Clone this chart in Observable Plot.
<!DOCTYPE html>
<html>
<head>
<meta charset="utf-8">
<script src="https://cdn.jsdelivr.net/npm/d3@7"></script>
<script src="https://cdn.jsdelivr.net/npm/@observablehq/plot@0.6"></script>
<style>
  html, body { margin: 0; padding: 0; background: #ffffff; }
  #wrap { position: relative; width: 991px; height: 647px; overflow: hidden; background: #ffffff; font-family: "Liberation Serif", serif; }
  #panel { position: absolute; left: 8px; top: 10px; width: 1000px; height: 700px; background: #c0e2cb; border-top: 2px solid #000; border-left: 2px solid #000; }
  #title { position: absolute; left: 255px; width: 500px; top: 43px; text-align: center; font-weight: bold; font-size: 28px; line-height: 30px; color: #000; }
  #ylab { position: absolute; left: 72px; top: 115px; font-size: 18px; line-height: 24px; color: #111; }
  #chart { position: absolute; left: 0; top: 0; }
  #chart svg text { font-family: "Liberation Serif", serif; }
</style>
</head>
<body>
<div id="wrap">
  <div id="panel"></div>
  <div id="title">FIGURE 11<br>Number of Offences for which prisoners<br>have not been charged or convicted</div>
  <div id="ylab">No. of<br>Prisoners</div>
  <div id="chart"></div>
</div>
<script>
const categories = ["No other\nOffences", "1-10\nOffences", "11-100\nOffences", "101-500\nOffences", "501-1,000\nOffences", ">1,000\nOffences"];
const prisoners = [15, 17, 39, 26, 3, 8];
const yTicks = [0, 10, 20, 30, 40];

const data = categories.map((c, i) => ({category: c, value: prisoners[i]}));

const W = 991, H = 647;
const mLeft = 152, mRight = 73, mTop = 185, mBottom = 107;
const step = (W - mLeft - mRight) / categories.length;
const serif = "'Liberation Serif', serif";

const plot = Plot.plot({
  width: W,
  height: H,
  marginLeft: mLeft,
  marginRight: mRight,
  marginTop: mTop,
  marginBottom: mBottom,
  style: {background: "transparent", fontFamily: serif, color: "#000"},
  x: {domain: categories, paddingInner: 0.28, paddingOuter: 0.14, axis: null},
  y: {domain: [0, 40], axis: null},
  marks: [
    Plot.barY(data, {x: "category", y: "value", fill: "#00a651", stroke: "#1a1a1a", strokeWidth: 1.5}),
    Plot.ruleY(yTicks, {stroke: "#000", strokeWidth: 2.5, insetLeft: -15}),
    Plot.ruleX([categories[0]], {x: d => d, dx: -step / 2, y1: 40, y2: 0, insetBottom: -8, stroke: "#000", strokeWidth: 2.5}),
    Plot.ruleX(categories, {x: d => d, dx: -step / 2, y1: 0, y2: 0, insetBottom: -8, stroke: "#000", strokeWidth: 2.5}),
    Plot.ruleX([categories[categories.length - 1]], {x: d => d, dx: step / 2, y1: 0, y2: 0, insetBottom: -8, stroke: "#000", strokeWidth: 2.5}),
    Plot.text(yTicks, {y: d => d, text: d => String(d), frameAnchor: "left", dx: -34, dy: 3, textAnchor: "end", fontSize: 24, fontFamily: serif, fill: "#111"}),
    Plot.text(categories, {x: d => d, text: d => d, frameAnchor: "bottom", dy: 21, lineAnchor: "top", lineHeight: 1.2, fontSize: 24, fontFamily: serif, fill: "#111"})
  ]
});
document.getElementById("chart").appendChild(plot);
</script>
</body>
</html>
^^^^
**Short exercise:** Return each line with "chart".

**Output below:**
Clone this chart in Observable Plot.
  #chart { position: absolute; left: 0; top: 0; }
  #chart svg text { font-family: "Liberation Serif", serif; }
  <div id="chart"></div>
document.getElementById("chart").appendChild(plot);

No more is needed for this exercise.